>> START TASK DATA

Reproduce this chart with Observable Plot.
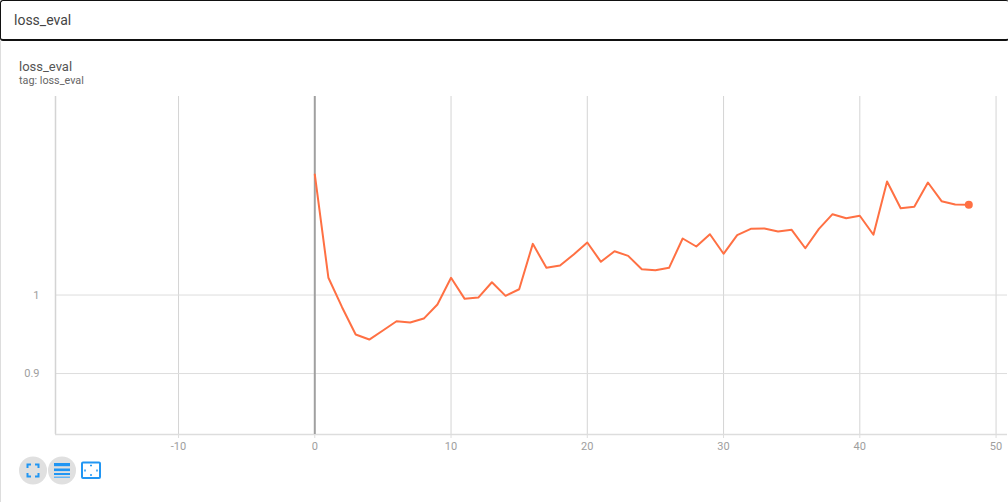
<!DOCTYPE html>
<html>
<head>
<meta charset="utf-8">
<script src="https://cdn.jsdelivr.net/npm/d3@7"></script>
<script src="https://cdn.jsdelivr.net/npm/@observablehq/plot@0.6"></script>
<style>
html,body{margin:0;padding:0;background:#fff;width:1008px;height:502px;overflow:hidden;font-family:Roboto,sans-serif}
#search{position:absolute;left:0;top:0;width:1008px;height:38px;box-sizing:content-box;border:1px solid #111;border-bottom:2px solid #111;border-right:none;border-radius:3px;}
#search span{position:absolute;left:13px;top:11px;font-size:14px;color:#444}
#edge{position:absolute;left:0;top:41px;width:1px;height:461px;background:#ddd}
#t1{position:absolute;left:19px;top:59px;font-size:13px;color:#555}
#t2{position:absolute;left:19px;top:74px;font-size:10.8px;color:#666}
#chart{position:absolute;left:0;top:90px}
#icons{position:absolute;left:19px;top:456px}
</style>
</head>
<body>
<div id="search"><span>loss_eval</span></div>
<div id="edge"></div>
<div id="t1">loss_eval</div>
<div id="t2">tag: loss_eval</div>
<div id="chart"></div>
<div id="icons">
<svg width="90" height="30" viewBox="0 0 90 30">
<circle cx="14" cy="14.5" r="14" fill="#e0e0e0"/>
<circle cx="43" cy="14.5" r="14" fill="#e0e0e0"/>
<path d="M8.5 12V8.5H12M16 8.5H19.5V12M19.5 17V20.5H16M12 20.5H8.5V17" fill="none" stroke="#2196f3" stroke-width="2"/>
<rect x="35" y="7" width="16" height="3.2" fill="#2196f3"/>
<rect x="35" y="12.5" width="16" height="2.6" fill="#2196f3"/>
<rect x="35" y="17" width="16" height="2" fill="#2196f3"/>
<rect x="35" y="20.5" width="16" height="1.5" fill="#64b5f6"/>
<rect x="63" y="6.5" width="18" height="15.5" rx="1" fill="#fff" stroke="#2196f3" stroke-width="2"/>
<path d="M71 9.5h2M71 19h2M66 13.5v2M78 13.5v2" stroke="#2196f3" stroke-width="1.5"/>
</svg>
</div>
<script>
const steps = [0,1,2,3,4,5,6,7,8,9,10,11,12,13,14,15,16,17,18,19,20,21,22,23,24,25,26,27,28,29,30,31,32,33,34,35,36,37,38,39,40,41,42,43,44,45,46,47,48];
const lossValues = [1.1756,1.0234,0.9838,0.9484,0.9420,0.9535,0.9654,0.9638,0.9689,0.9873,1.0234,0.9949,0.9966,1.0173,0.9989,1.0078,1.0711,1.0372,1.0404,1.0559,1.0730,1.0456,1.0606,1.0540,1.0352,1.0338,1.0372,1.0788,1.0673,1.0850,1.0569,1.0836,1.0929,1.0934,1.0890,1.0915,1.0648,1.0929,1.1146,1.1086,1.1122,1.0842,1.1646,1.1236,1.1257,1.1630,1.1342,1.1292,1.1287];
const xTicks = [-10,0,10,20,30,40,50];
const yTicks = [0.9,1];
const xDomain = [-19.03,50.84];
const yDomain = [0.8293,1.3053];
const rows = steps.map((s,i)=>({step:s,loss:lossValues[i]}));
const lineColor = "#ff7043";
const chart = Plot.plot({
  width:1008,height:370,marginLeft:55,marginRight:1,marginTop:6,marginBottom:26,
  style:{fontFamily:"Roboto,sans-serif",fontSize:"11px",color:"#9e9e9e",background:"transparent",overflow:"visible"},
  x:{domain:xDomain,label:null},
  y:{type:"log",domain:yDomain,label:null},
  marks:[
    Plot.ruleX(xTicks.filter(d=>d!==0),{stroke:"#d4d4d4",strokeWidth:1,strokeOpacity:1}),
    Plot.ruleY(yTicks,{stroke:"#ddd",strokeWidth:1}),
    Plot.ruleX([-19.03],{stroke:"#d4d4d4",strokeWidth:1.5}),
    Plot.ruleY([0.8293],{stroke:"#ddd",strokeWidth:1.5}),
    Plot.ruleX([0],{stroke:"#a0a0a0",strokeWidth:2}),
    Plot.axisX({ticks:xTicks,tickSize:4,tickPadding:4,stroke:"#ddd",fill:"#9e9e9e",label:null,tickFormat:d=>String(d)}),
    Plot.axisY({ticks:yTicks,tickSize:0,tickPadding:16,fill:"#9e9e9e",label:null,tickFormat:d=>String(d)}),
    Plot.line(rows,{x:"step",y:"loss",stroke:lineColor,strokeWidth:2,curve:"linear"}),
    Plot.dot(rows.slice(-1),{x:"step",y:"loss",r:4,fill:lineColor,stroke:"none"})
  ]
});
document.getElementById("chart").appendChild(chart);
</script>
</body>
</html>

>> END TASK DATA
>> START TASK DATA

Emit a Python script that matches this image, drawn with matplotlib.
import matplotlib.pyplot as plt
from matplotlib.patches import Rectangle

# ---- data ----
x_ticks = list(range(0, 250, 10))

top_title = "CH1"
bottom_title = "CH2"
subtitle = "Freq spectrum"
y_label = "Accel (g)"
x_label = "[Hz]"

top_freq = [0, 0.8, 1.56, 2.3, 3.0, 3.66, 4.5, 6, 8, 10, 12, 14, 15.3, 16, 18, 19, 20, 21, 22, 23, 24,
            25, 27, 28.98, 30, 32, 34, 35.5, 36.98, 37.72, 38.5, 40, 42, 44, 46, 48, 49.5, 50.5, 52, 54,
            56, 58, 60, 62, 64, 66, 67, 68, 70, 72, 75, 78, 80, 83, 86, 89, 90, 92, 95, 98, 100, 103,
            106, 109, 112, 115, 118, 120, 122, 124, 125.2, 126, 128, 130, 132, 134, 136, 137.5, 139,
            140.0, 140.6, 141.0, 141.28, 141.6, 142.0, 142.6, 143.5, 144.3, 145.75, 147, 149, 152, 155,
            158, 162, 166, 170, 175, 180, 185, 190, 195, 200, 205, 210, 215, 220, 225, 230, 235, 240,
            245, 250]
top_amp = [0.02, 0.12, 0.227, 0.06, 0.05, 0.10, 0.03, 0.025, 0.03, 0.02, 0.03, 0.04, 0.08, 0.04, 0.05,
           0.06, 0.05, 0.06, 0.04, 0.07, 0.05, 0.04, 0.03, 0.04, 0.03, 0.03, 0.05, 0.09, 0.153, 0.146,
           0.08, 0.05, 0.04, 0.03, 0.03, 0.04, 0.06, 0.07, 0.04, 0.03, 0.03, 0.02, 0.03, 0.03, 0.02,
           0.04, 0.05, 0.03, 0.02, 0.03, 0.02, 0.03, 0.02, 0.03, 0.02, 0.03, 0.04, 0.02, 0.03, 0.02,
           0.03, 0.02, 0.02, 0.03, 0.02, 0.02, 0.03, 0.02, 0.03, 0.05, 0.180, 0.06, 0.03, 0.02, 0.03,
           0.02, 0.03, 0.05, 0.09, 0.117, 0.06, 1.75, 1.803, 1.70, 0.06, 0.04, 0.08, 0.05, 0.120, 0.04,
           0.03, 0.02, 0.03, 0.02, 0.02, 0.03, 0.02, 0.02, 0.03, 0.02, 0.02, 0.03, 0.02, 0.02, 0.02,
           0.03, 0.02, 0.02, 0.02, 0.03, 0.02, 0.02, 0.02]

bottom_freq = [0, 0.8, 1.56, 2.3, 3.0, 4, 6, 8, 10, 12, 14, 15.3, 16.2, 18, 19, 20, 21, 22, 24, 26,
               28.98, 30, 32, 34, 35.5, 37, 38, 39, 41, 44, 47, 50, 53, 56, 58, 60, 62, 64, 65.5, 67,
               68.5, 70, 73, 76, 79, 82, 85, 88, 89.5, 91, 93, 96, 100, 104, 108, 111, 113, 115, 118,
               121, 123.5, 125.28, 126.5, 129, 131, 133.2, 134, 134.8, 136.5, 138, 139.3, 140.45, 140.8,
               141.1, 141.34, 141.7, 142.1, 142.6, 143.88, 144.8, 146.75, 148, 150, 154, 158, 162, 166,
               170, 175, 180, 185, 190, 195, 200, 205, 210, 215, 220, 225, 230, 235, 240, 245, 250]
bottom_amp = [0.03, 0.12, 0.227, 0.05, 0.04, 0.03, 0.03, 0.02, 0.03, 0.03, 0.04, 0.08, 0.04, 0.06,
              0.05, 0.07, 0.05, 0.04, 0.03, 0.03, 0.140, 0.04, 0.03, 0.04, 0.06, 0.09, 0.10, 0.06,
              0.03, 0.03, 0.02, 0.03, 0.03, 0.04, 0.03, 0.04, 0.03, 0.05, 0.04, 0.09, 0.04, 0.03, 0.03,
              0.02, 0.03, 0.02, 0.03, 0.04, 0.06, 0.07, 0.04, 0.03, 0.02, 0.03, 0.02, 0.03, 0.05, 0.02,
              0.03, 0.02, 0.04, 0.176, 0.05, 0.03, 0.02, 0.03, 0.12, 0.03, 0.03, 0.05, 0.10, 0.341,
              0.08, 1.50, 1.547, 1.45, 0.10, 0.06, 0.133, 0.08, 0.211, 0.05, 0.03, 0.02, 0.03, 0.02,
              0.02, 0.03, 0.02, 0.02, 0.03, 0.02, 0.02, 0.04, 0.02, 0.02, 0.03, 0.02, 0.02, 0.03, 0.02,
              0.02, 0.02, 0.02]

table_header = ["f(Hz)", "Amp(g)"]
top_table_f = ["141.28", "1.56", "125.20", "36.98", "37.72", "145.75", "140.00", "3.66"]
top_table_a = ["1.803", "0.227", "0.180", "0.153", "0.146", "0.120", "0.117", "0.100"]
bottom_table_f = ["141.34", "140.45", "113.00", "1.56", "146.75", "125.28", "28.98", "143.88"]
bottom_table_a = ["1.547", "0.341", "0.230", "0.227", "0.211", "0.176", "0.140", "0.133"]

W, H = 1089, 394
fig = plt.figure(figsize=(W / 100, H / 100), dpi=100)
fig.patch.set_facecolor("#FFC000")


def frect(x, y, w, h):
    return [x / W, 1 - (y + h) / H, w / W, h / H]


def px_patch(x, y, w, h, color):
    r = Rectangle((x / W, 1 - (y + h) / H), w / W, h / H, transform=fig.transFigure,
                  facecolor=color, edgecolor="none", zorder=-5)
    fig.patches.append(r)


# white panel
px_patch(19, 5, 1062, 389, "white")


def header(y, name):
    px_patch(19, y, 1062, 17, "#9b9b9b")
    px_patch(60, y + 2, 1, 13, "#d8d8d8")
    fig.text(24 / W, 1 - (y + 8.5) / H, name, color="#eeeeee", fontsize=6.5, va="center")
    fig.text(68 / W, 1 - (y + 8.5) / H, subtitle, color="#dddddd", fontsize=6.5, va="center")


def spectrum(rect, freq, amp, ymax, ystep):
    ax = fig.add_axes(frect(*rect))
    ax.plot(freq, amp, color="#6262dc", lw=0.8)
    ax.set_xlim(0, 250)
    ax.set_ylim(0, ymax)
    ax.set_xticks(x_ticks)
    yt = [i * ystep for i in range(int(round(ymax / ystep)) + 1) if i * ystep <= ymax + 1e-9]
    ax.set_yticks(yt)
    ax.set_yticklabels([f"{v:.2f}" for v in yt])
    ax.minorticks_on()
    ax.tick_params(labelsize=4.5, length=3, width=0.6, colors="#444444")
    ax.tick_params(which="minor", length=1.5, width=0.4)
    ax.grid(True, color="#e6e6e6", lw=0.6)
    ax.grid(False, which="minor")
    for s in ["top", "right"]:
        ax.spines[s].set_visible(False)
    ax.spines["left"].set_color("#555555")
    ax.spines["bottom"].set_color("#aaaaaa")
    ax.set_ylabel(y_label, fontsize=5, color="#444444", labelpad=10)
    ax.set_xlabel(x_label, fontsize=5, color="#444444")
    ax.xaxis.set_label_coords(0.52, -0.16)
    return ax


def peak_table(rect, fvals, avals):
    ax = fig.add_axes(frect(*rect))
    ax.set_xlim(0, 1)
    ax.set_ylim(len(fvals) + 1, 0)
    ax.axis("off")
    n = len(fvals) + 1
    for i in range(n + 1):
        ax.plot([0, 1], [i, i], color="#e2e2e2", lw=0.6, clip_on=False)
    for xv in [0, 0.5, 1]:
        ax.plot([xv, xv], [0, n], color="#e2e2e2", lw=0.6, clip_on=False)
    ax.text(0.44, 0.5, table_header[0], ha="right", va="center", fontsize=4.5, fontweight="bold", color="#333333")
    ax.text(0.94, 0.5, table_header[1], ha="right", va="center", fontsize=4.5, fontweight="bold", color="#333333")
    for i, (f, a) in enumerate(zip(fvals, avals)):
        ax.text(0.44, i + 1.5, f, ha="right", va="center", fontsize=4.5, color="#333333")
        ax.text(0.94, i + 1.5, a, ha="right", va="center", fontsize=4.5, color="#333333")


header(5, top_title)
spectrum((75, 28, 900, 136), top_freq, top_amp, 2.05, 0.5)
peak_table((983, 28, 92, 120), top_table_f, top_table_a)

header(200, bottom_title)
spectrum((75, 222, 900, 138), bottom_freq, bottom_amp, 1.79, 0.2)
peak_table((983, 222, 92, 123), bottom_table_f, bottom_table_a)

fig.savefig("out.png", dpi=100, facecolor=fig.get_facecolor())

>> END TASK DATA

• WHAT IS BEING ASKED: Starting at the line that contains "Emit a Python" and ending at the line that contains "x_ticks = list(range(0, 250, 10))", repeat each line exactly, both ends included, and nothing else.

• RESULT OF THE EXERCISE:
Emit a Python script that matches this image, drawn with matplotlib.
import matplotlib.pyplot as plt
from matplotlib.patches import Rectangle

# ---- data ----
x_ticks = list(range(0, 250, 10))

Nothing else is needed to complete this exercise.